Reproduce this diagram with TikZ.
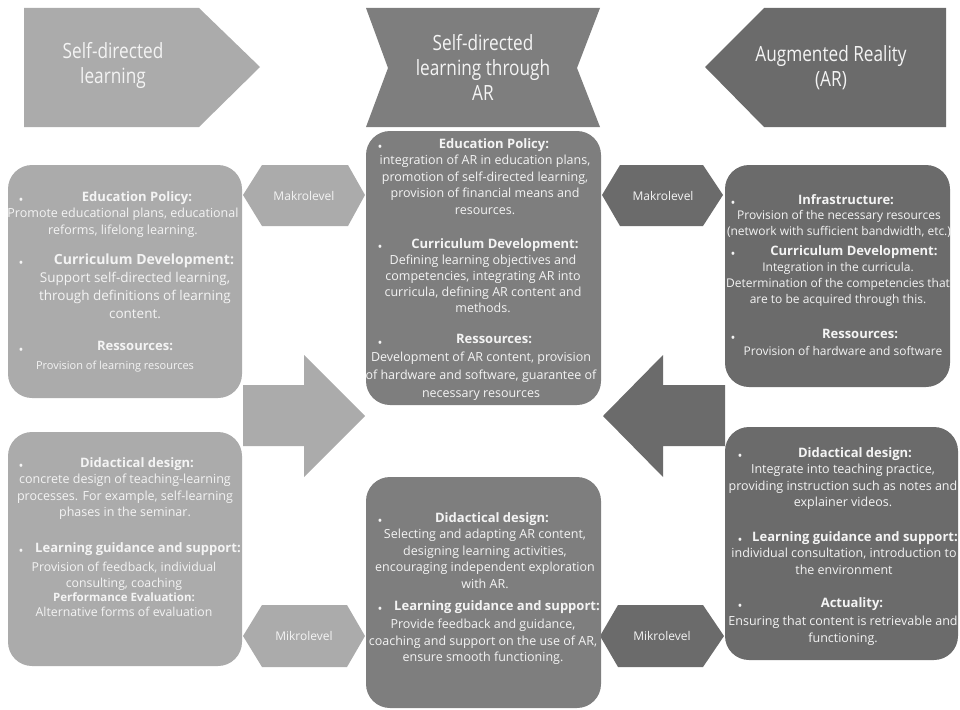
\documentclass[tikz,border=0pt]{standalone}
\usepackage{fontspec}
\setmainfont{Open Sans}
\newfontfamily\bannerfont[FakeStretch=0.82]{Open Sans}

\definecolor{lightcol}{RGB}{171,171,171}
\definecolor{midcol}{RGB}{126,126,126}
\definecolor{darkcol}{RGB}{107,107,107}
\definecolor{ink}{RGB}{244,244,244}

% bold heading line: optional size, shift (twice the offset of its centre), text
\newcommand\hd[3][13]{\makebox[0pt]{\hspace*{#2}\fontsize{#1}{#1}\selectfont\bfseries #3}}

\begin{document}
\begin{tikzpicture}[x=1pt,y=-1pt,
  panel/.style={rounded corners=24pt},
  blk/.style={anchor=north, inner sep=0pt, align=center, text=ink,
    font=\fontsize{12.5}{16.5}\selectfont},
  bul/.style={anchor=base, yshift=-8pt, inner sep=0pt, text=ink,
    font=\fontsize{13}{13}\selectfont},
  hexlabel/.style={inner sep=0pt, text=ink, font=\fontsize{12}{14}\selectfont},
  bantext/.style={inner sep=0pt, align=center, text=ink,
    font=\bannerfont\fontsize{21}{25}\selectfont}]
\useasboundingbox (0,0) rectangle (960,709);

% ---- top banners ----
\fill[lightcol] (24,8) -- (199,8) -- (260,67) -- (199,127) -- (24,127) -- cycle;
\fill[midcol] (366,8) -- (600,8) -- (577,68) -- (600,127) -- (366,127) -- (388,68) -- cycle;
\fill[darkcol] (705,67) -- (764,8) -- (946,8) -- (946,127) -- (764,127) -- cycle;
\node[bantext] (ban-l) at (113,65) {Self-directed\\learning};
\node[bantext] (ban-m) at (483,67) {Self-directed\\learning through\\AR};
\node[bantext] (ban-r) at (831,68) {Augmented Reality\\(AR)};

% ---- level hexagons ----
\fill[lightcol] (243,195) -- (262,165) -- (348,165) -- (365,195) -- (348,226) -- (262,226) -- cycle;
\fill[darkcol] (602,195) -- (620,165) -- (703,165) -- (723,195) -- (703,226) -- (620,226) -- cycle;
\fill[lightcol] (243,636) -- (262,605) -- (347,605) -- (365,636) -- (347,667) -- (262,667) -- cycle;
\fill[darkcol] (600,636) -- (618,605) -- (703,605) -- (724,636) -- (703,667) -- (618,667) -- cycle;
\node[hexlabel] (mak-l) at (304,196) {Makrolevel};
\node[hexlabel] (mak-r) at (663,196) {Makrolevel};
\node[hexlabel] (mik-l) at (304,636) {Mikrolevel};
\node[hexlabel] (mik-r) at (662,636) {Mikrolevel};

% ---- block arrows ----
\fill[lightcol] (243,385) -- (304,385) -- (304,355) -- (365,416) -- (304,477) -- (304,446) -- (243,446) -- cycle;
\fill[darkcol] (725,385) -- (663,385) -- (663,355) -- (603,416) -- (663,477) -- (663,446) -- (725,446) -- cycle;

% ---- panels ----
\fill[lightcol, panel] (8,165) rectangle (242,398);
\fill[midcol, panel] (366,131) rectangle (601,405);
\fill[darkcol, panel] (725,165) rectangle (950,387);
\fill[lightcol, panel] (8,432) rectangle (242,666);
\fill[midcol, panel] (366,477) rectangle (601,708);
\fill[darkcol, panel] (725,427) rectangle (958,660);

% ---- left upper panel ----
\node[bul] (lt-d1) at (21,196) {•};
\node[blk] (lt-1) at (123,191) {\hd{28pt}{Education Policy:}\\
  Promote educational plans, educational\\ reforms, lifelong learning.};
\node[bul] (lt-d2) at (21,259) {•};
\node[blk, font=\fontsize{13.5}{18}\selectfont] (lt-2) at (135,254) {\hd[14]{18pt}{Curriculum Development:}\\
  Support self-directed learning,\\ through definitions of learning\\ content.};
\node[bul] (lt-d3) at (21,346) {•};
\node[blk, font=\fontsize{11}{16.5}\selectfont] (lt-3) at (115,341) {\hd{40pt}{Ressources:}\\[3pt]
  Provision of learning resources};

% ---- middle upper panel ----
\node[bul] (mt-d1) at (380,143) {•};
\node[blk] (mt-1) at (485,138) {\hd{18pt}{Education Policy:}\\
  integration of AR in education plans,\\ promotion of self-directed learning,\\
  provision of financial means and\\ resources.};
\node[bul] (mt-d2) at (380,243) {•};
\node[blk, font=\fontsize{12.5}{16}\selectfont] (mt-2) at (483,238) {\hd{24pt}{Curriculum Development:}\\
  Defining learning objectives and\\ competencies, integrating AR into\\
  curricula, defining AR content and\\ methods.};
\node[bul] (mt-d3) at (380,339) {•};
\node[blk, font=\fontsize{12.5}{18}\selectfont] (mt-3) at (481,334) {\hd{26pt}{Ressources:}\\
  Development of AR content, provision\\ of hardware and software, guarantee of\\
  necessary resources};

% ---- right upper panel ----
\node[bul] (rt-d1) at (733,199) {•};
\node[blk, font=\fontsize{12}{15.5}\selectfont] (rt-1) at (839,194) {\hd{14pt}{Infrastructure:}\\
  Provision of the necessary resources\\ (network with sufficient bandwidth, etc.)};
\node[bul] (rt-d2) at (733,250) {•};
\node[blk, font=\fontsize{12}{16}\selectfont] (rt-2) at (838,245) {\hd{32pt}{Curriculum Development:}\\
  Integration in the curricula.\\ Determination of the competencies that\\
  are to be acquired through this.};
\node[bul] (rt-d3) at (733,334) {•};
\node[blk, font=\fontsize{12}{17}\selectfont] (rt-3) at (843,329) {\hd{34pt}{Ressources:}\\
  Provision of hardware and software};

% ---- left lower panel ----
\node[bul] (lb-d1) at (21,462) {•};
\node[blk] (lb-1) at (125,457) {\hd{24pt}{Didactical design:}\\
  concrete design of teaching-learning\\ processes. For example, self-learning\\
  phases in the seminar.};
\node[bul] (lb-d2) at (21,547) {•};
\node[blk, font=\fontsize{12.3}{16}\selectfont] (lb-2) at (124,542) {\hd{28pt}{Learning guidance and support:}\\[3pt]
  Provision of feedback, individual\\ consulting, coaching\\[-2pt]
  {\fontsize{11.5}{11.5}\selectfont\bfseries Performance Evaluation:}\\[-1pt] Alternative forms of evaluation};

% ---- middle lower panel ----
\node[bul] (mb-d1) at (380,517) {•};
\node[blk] (mb-1) at (485,512) {\hd{14pt}{Didactical design:}\\
  Selecting and adapting AR content,\\ designing learning activities,\\
  encouraging independent exploration\\ with AR.};
\node[bul] (mb-d2) at (380,605) {•};
\node[blk] (mb-2) at (483,600) {\hd{28pt}{Learning guidance and support:}\\[2pt]
  Provide feedback and guidance,\\ coaching and support on the use of AR,\\
  ensure smooth functioning.};

% ---- right lower panel ----
\node[bul] (rb-d1) at (740,452) {•};
\node[blk] (rb-1) at (843,447) {\hd{24pt}{Didactical design:}\\
  Integrate into teaching practice,\\ providing instruction such as notes and\\
  explainer videos.};
\node[bul] (rb-d2) at (740,536) {•};
\node[blk] (rb-2) at (844,531) {\hd{22pt}{Learning guidance and support:}\\
  individual consultation, introduction to\\ the environment};
\node[bul] (rb-d3) at (740,602) {•};
\node[blk] (rb-3) at (843,597) {\hd{18pt}{Actuality:}\\[2pt]
  Ensuring that content is retrievable and\\ functioning.};
\end{tikzpicture}
\end{document}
··········
Challenge: Omit the pictures, then quote the rest of the material above exactly.

Exercise result:
Reproduce this diagram with TikZ.
\documentclass[tikz,border=0pt]{standalone}
\usepackage{fontspec}
\setmainfont{Open Sans}
\newfontfamily\bannerfont[FakeStretch=0.82]{Open Sans}

\definecolor{lightcol}{RGB}{171,171,171}
\definecolor{midcol}{RGB}{126,126,126}
\definecolor{darkcol}{RGB}{107,107,107}
\definecolor{ink}{RGB}{244,244,244}

% bold heading line: optional size, shift (twice the offset of its centre), text
\newcommand\hd[3][13]{\makebox[0pt]{\hspace*{#2}\fontsize{#1}{#1}\selectfont\bfseries #3}}

\begin{document}
\begin{tikzpicture}[x=1pt,y=-1pt,
  panel/.style={rounded corners=24pt},
  blk/.style={anchor=north, inner sep=0pt, align=center, text=ink,
    font=\fontsize{12.5}{16.5}\selectfont},
  bul/.style={anchor=base, yshift=-8pt, inner sep=0pt, text=ink,
    font=\fontsize{13}{13}\selectfont},
  hexlabel/.style={inner sep=0pt, text=ink, font=\fontsize{12}{14}\selectfont},
  bantext/.style={inner sep=0pt, align=center, text=ink,
    font=\bannerfont\fontsize{21}{25}\selectfont}]
\useasboundingbox (0,0) rectangle (960,709);

% ---- top banners ----
\fill[lightcol] (24,8) -- (199,8) -- (260,67) -- (199,127) -- (24,127) -- cycle;
\fill[midcol] (366,8) -- (600,8) -- (577,68) -- (600,127) -- (366,127) -- (388,68) -- cycle;
\fill[darkcol] (705,67) -- (764,8) -- (946,8) -- (946,127) -- (764,127) -- cycle;
\node[bantext] (ban-l) at (113,65) {Self-directed\\learning};
\node[bantext] (ban-m) at (483,67) {Self-directed\\learning through\\AR};
\node[bantext] (ban-r) at (831,68) {Augmented Reality\\(AR)};

% ---- level hexagons ----
\fill[lightcol] (243,195) -- (262,165) -- (348,165) -- (365,195) -- (348,226) -- (262,226) -- cycle;
\fill[darkcol] (602,195) -- (620,165) -- (703,165) -- (723,195) -- (703,226) -- (620,226) -- cycle;
\fill[lightcol] (243,636) -- (262,605) -- (347,605) -- (365,636) -- (347,667) -- (262,667) -- cycle;
\fill[darkcol] (600,636) -- (618,605) -- (703,605) -- (724,636) -- (703,667) -- (618,667) -- cycle;
\node[hexlabel] (mak-l) at (304,196) {Makrolevel};
\node[hexlabel] (mak-r) at (663,196) {Makrolevel};
\node[hexlabel] (mik-l) at (304,636) {Mikrolevel};
\node[hexlabel] (mik-r) at (662,636) {Mikrolevel};

% ---- block arrows ----
\fill[lightcol] (243,385) -- (304,385) -- (304,355) -- (365,416) -- (304,477) -- (304,446) -- (243,446) -- cycle;
\fill[darkcol] (725,385) -- (663,385) -- (663,355) -- (603,416) -- (663,477) -- (663,446) -- (725,446) -- cycle;

% ---- panels ----
\fill[lightcol, panel] (8,165) rectangle (242,398);
\fill[midcol, panel] (366,131) rectangle (601,405);
\fill[darkcol, panel] (725,165) rectangle (950,387);
\fill[lightcol, panel] (8,432) rectangle (242,666);
\fill[midcol, panel] (366,477) rectangle (601,708);
\fill[darkcol, panel] (725,427) rectangle (958,660);

% ---- left upper panel ----
\node[bul] (lt-d1) at (21,196) {•};
\node[blk] (lt-1) at (123,191) {\hd{28pt}{Education Policy:}\\
  Promote educational plans, educational\\ reforms, lifelong learning.};
\node[bul] (lt-d2) at (21,259) {•};
\node[blk, font=\fontsize{13.5}{18}\selectfont] (lt-2) at (135,254) {\hd[14]{18pt}{Curriculum Development:}\\
  Support self-directed learning,\\ through definitions of learning\\ content.};
\node[bul] (lt-d3) at (21,346) {•};
\node[blk, font=\fontsize{11}{16.5}\selectfont] (lt-3) at (115,341) {\hd{40pt}{Ressources:}\\[3pt]
  Provision of learning resources};

% ---- middle upper panel ----
\node[bul] (mt-d1) at (380,143) {•};
\node[blk] (mt-1) at (485,138) {\hd{18pt}{Education Policy:}\\
  integration of AR in education plans,\\ promotion of self-directed learning,\\
  provision of financial means and\\ resources.};
\node[bul] (mt-d2) at (380,243) {•};
\node[blk, font=\fontsize{12.5}{16}\selectfont] (mt-2) at (483,238) {\hd{24pt}{Curriculum Development:}\\
  Defining learning objectives and\\ competencies, integrating AR into\\
  curricula, defining AR content and\\ methods.};
\node[bul] (mt-d3) at (380,339) {•};
\node[blk, font=\fontsize{12.5}{18}\selectfont] (mt-3) at (481,334) {\hd{26pt}{Ressources:}\\
  Development of AR content, provision\\ of hardware and software, guarantee of\\
  necessary resources};

% ---- right upper panel ----
\node[bul] (rt-d1) at (733,199) {•};
\node[blk, font=\fontsize{12}{15.5}\selectfont] (rt-1) at (839,194) {\hd{14pt}{Infrastructure:}\\
  Provision of the necessary resources\\ (network with sufficient bandwidth, etc.)};
\node[bul] (rt-d2) at (733,250) {•};
\node[blk, font=\fontsize{12}{16}\selectfont] (rt-2) at (838,245) {\hd{32pt}{Curriculum Development:}\\
  Integration in the curricula.\\ Determination of the competencies that\\
  are to be acquired through this.};
\node[bul] (rt-d3) at (733,334) {•};
\node[blk, font=\fontsize{12}{17}\selectfont] (rt-3) at (843,329) {\hd{34pt}{Ressources:}\\
  Provision of hardware and software};

% ---- left lower panel ----
\node[bul] (lb-d1) at (21,462) {•};
\node[blk] (lb-1) at (125,457) {\hd{24pt}{Didactical design:}\\
  concrete design of teaching-learning\\ processes. For example, self-learning\\
  phases in the seminar.};
\node[bul] (lb-d2) at (21,547) {•};
\node[blk, font=\fontsize{12.3}{16}\selectfont] (lb-2) at (124,542) {\hd{28pt}{Learning guidance and support:}\\[3pt]
  Provision of feedback, individual\\ consulting, coaching\\[-2pt]
  {\fontsize{11.5}{11.5}\selectfont\bfseries Performance Evaluation:}\\[-1pt] Alternative forms of evaluation};

% ---- middle lower panel ----
\node[bul] (mb-d1) at (380,517) {•};
\node[blk] (mb-1) at (485,512) {\hd{14pt}{Didactical design:}\\
  Selecting and adapting AR content,\\ designing learning activities,\\
  encouraging independent exploration\\ with AR.};
\node[bul] (mb-d2) at (380,605) {•};
\node[blk] (mb-2) at (483,600) {\hd{28pt}{Learning guidance and support:}\\[2pt]
  Provide feedback and guidance,\\ coaching and support on the use of AR,\\
  ensure smooth functioning.};

% ---- right lower panel ----
\node[bul] (rb-d1) at (740,452) {•};
\node[blk] (rb-1) at (843,447) {\hd{24pt}{Didactical design:}\\
  Integrate into teaching practice,\\ providing instruction such as notes and\\
  explainer videos.};
\node[bul] (rb-d2) at (740,536) {•};
\node[blk] (rb-2) at (844,531) {\hd{22pt}{Learning guidance and support:}\\
  individual consultation, introduction to\\ the environment};
\node[bul] (rb-d3) at (740,602) {•};
\node[blk] (rb-3) at (843,597) {\hd{18pt}{Actuality:}\\[2pt]
  Ensuring that content is retrievable and\\ functioning.};
\end{tikzpicture}
\end{document}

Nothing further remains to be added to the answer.